Public Security Minister Uzi Landau said the assassination had brought about a "change in relations" with Arafat.

"Part of the advice I'm giving the government is that we should send a clear message to Yasser Arafat that if the murderers of Rechavam Ze'evy are not brought to Israel this evening, all bets are off," Landau told reporters at a press conference in Jerusalem.

Minister of Housing and Construction Natan Sharansky called for a national emergency government. It was Sharansky who began to call for a national unity government eight months before Sharon formed one.

Even his bitter political opponent, left-wing Meretz leader Yossi Sarid, said he was "devastated" over the loss of his friend, Ze'evy.

"[The PA] cannot be silent when confronted with the spilled blood of Ghandi, and will be forced to take measures," Sarid said, referring to Ze'evy by his nickname.

The PA issued a statement condemning the killing and Arafat pledged to arrest the perpetrators..

"Despite the hard line positions of minister Ze'evy and out of the PA's commitment to peace, it reiterates its condemnation for this action," the statement said.

PA Information Minister Yasser Abed Rabbo said the PA felt "sorry" about the assassinations and called for an end to the violence.

"We reject all forms of political assassinations," Rabbo said. "We want to put an end to this vicious cycle of killings, although Mr. Ze'evy had adopted a hostile position and policies against our people."

The State Department condemned the killing in the strongest possible terms.

"It?s a despicable act of terrorism," an embassy spokesman in Tel Aviv said. "Yasser Arafat must do everything [possible] to clamp down on these [perpetrators]."

British Prime Minister Tony Blair condemned the attack and urged restraint "in response to the men of violence who only want to wreck any proposals for peace."

Likewise, German Foreign Minister Joschka Fischer said everything had to be done "to avoid a further escalation of violence."

It was not clear what action Israel planned to take, but Landau said Israel was going to follow the lead of the Americans in fighting terrorism.

"They don't say that you cannot fight [terrorism] and there is no military solution ... They don't say that you have to negotiate [with terrorists]. They don't negotiate with terrorists, and they don't negotiate with those who sponsor them," he said.

"What's good for them is good for us," Landau added, emphasizing that he was not advocating a bombing raid on the PA.

Washington has been encouraging Israel to ease restrictions on the Palestinians, despite ongoing violence, in an effort to fulfill a truce and garner support in the Arab and Muslim world for the fight against terror.
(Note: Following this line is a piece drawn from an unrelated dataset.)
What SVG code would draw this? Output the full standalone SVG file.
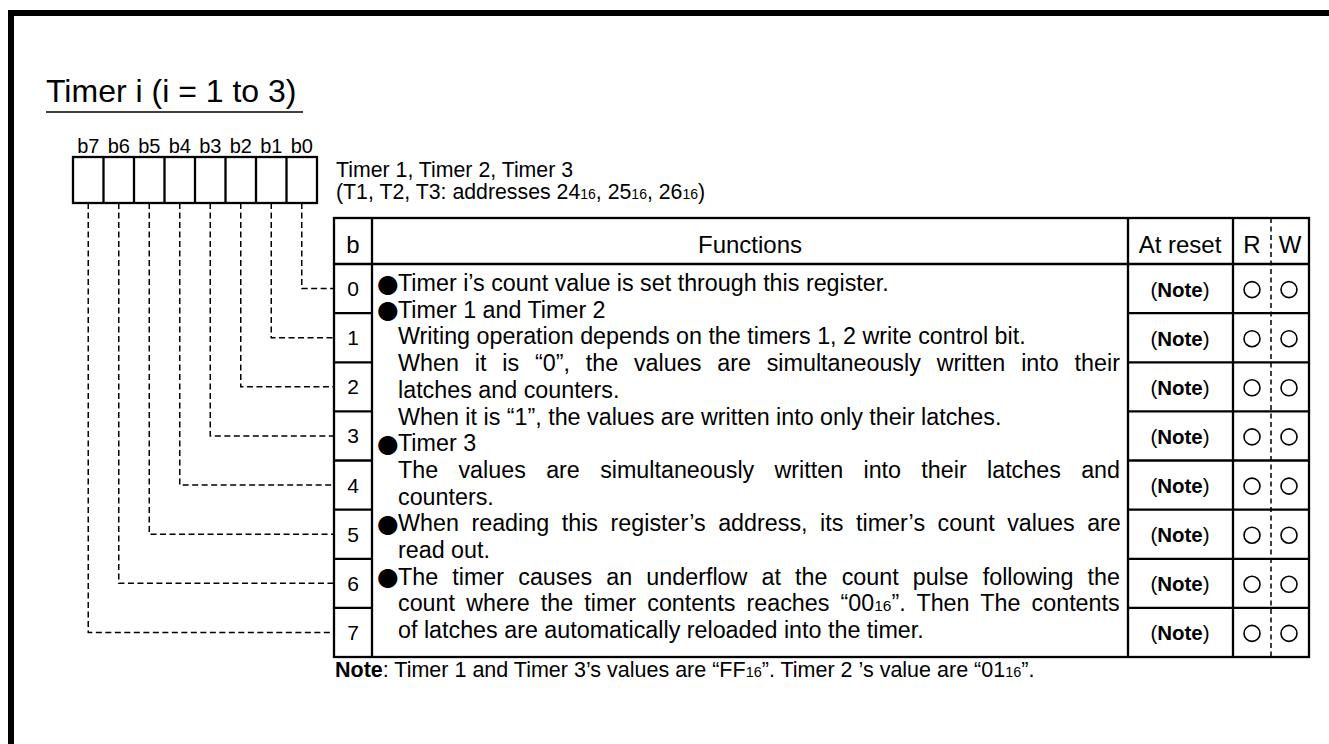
<svg xmlns="http://www.w3.org/2000/svg" width="1329" height="744" viewBox="0 0 1329 744">
<style>
text{font-family:"Liberation Sans",Arial,sans-serif;fill:#000}
.ln{stroke:#000;stroke-width:2.3;fill:none}
.dash{stroke:#000;stroke-width:1.5;fill:none;stroke-dasharray:6 3.5}
.fn{font-size:23.3px}
.bul{font-family:"DejaVu Sans",sans-serif;font-size:25px;text-anchor:middle}
.hd{font-size:24px;text-anchor:middle}
.num{font-size:21px;text-anchor:middle}
.rst{font-size:20.5px;text-anchor:middle}
.bl{font-size:20px;text-anchor:middle}
.circ{fill:none;stroke:#000;stroke-width:1.6}
</style>
<rect width="1329" height="744" fill="#fff"/>
<g id="frame">
<rect x="8" y="10" width="1321" height="6" fill="#000"/>
<rect x="8" y="10" width="6" height="734" fill="#000"/>
</g>
<g id="title">
<text x="46" y="102" font-size="32">Timer i (i = 1 to 3)</text>
<line x1="46" y1="112" x2="303" y2="112" stroke="#000" stroke-width="1.5"/>
</g>
<g id="register">
<rect class="ln" x="73" y="157" width="244" height="46"/>
<path class="ln" d="M103.5,157V203M134,157V203M164.5,157V203M195,157V203M225.5,157V203M256,157V203M286.5,157V203"/>
<text class="bl" x="88.25" y="153">b7</text>
<text class="bl" x="118.75" y="153">b6</text>
<text class="bl" x="149.25" y="153">b5</text>
<text class="bl" x="179.75" y="153">b4</text>
<text class="bl" x="210.25" y="153">b3</text>
<text class="bl" x="240.75" y="153">b2</text>
<text class="bl" x="271.25" y="153">b1</text>
<text class="bl" x="301.75" y="153">b0</text>
</g>
<g id="register-name">
<text x="336" y="177" font-size="21.3">Timer 1, Timer 2, Timer 3</text>
<text x="336" y="199" font-size="21.3">(T1, T2, T3: addresses 24<tspan font-size="14">16</tspan>, 25<tspan font-size="14">16</tspan>, 26<tspan font-size="14">16</tspan>)</text>
</g>
<g id="connectors">
<path class="dash" d="M301.75,203V288.6H334"/>
<path class="dash" d="M271.25,203V337.7H334"/>
<path class="dash" d="M240.75,203V386.8H334"/>
<path class="dash" d="M210.25,203V435.9H334"/>
<path class="dash" d="M179.75,203V485.1H334"/>
<path class="dash" d="M149.25,203V534.2H334"/>
<path class="dash" d="M118.75,203V583.3H334"/>
<path class="dash" d="M88.25,203V632.4H334"/>
</g>
<g id="table">
<rect class="ln" x="334" y="218" width="975" height="439"/>
<path class="ln" d="M334,264H1309M372,218V657M1128,218V657M1233,218V657"/>
<path class="ln" d="M334,313.1H372M334,362.3H372M334,411.4H372M334,460.5H372M334,509.6H372M334,558.8H372M334,607.9H372"/>
<path class="ln" d="M1128,313.1H1309M1128,362.3H1309M1128,411.4H1309M1128,460.5H1309M1128,509.6H1309M1128,558.8H1309M1128,607.9H1309"/>
<line x1="1271" y1="218" x2="1271" y2="657" stroke="#000" stroke-width="1.5" stroke-dasharray="5 3.5"/>
<text class="hd" x="353" y="253">b</text>
<text class="hd" x="750" y="253">Functions</text>
<text class="hd" x="1180" y="253">At reset</text>
<text class="hd" x="1252" y="253">R</text>
<text class="hd" x="1290" y="253">W</text>
</g>
<g id="bit-numbers">
<text class="num" x="353" y="296.1">0</text>
<text class="num" x="353" y="345.2">1</text>
<text class="num" x="353" y="394.3">2</text>
<text class="num" x="353" y="443.4">3</text>
<text class="num" x="353" y="492.6">4</text>
<text class="num" x="353" y="541.7">5</text>
<text class="num" x="353" y="590.8">6</text>
<text class="num" x="353" y="639.9">7</text>
</g>
<g id="functions">
<text class="bul" x="388" y="291.5">●</text>
<text class="fn" x="398" y="291">Timer i’s count value is set through this register.</text>
<text class="bul" x="388" y="318.2">●</text>
<text class="fn" x="398" y="317.7">Timer 1 and Timer 2</text>
<text class="fn" x="398" y="344.4">Writing operation depends on the timers 1, 2 write control bit.</text>
<text class="fn" x="398" y="371.1" word-spacing="9.39">When it is “0”, the values are simultaneously written into their</text>
<text class="fn" x="398" y="397.8">latches and counters.</text>
<text class="fn" x="398" y="424.5">When it is “1”, the values are written into only their latches.</text>
<text class="bul" x="388" y="451.7">●</text>
<text class="fn" x="398" y="451.2">Timer 3</text>
<text class="fn" x="398" y="477.9" word-spacing="13.85">The values are simultaneously written into their latches and</text>
<text class="fn" x="398" y="504.6">counters.</text>
<text class="bul" x="388" y="531.8">●</text>
<text class="fn" x="398" y="531.3" word-spacing="6.12">When reading this register’s address, its timer’s count values are</text>
<text class="fn" x="398" y="558">read out.</text>
<text class="bul" x="388" y="585.2">●</text>
<text class="fn" x="398" y="584.7" word-spacing="7.7">The timer causes an underflow at the count pulse following the</text>
<text class="fn" x="398" y="611.4" word-spacing="4.69">count where the timer contents reaches “00<tspan font-size="15.5">16</tspan>”. Then The contents</text>
<text class="fn" x="398" y="638.1">of latches are automatically reloaded into the timer.</text>
</g>
<g id="at-reset">
<text class="rst" x="1180" y="296.6">(<tspan font-weight="bold">Note</tspan>)</text>
<text class="rst" x="1180" y="345.7">(<tspan font-weight="bold">Note</tspan>)</text>
<text class="rst" x="1180" y="394.8">(<tspan font-weight="bold">Note</tspan>)</text>
<text class="rst" x="1180" y="443.9">(<tspan font-weight="bold">Note</tspan>)</text>
<text class="rst" x="1180" y="493.1">(<tspan font-weight="bold">Note</tspan>)</text>
<text class="rst" x="1180" y="542.2">(<tspan font-weight="bold">Note</tspan>)</text>
<text class="rst" x="1180" y="591.3">(<tspan font-weight="bold">Note</tspan>)</text>
<text class="rst" x="1180" y="640.4">(<tspan font-weight="bold">Note</tspan>)</text>
</g>
<g id="read-write">
<circle class="circ" cx="1252" cy="289.6" r="8"/><circle class="circ" cx="1289" cy="289.6" r="8"/>
<circle class="circ" cx="1252" cy="338.7" r="8"/><circle class="circ" cx="1289" cy="338.7" r="8"/>
<circle class="circ" cx="1252" cy="387.8" r="8"/><circle class="circ" cx="1289" cy="387.8" r="8"/>
<circle class="circ" cx="1252" cy="436.9" r="8"/><circle class="circ" cx="1289" cy="436.9" r="8"/>
<circle class="circ" cx="1252" cy="486.1" r="8"/><circle class="circ" cx="1289" cy="486.1" r="8"/>
<circle class="circ" cx="1252" cy="535.2" r="8"/><circle class="circ" cx="1289" cy="535.2" r="8"/>
<circle class="circ" cx="1252" cy="584.3" r="8"/><circle class="circ" cx="1289" cy="584.3" r="8"/>
<circle class="circ" cx="1252" cy="633.4" r="8"/><circle class="circ" cx="1289" cy="633.4" r="8"/>
</g>
<g id="note">
<text x="335" y="677" font-size="21.5"><tspan font-weight="bold">Note</tspan>: Timer 1 and Timer 3’s values are “FF<tspan font-size="14.5">16</tspan>”. Timer 2 ’s value are “01<tspan font-size="14.5">16</tspan>”.</text>
</g>
</svg>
Israeli government spokesman Avi Pazner said that Palestinian terrorism had continued "unabated."

"The group who perpetrated this act is a well-known Palestinian terrorist organization, and they are working openly in Palestinian-controlled territories of the West Bank and Gaza," Pazner said.

"The PA knows about their activities and is doing nothing to stop them or arrest them," he added.

The prime minister's office issued a statement Wednesday saying that Israel had issued a list of 108 wanted terrorists to the PA but they had not been arrested.

Israeli military sources said two PA-controlled refugee camps, around which restrictions had been eased in the last few days as part of a truce agreement, have now been closed.

This is not the first time Palestinian terrorism has targeted Israeli officials, but Ze'evy was the highest ranking government representative to ever be hit. (The late Prime Minister Yitzhak Rabin was assassinated by a Jewish extremist.)

Israel's Ambassador to London, Shlomo Argov, was shot in the head on June 3, 1982 by the Palestinian Abu Nidal faction. Argov survived the attack but was left completely physically and mentally incapacitated.

The attempted assassination was the last straw. Three days later, Israel invaded southern Lebanon in what it called Peace for Galilee operation, in an attempt to rout Palestinian factions holed up there.

Palestinian groups, among them Arafat's PLO, had become entrenched in Lebanon and used it as a base from which to launch international and cross-border terror attacks on Israel.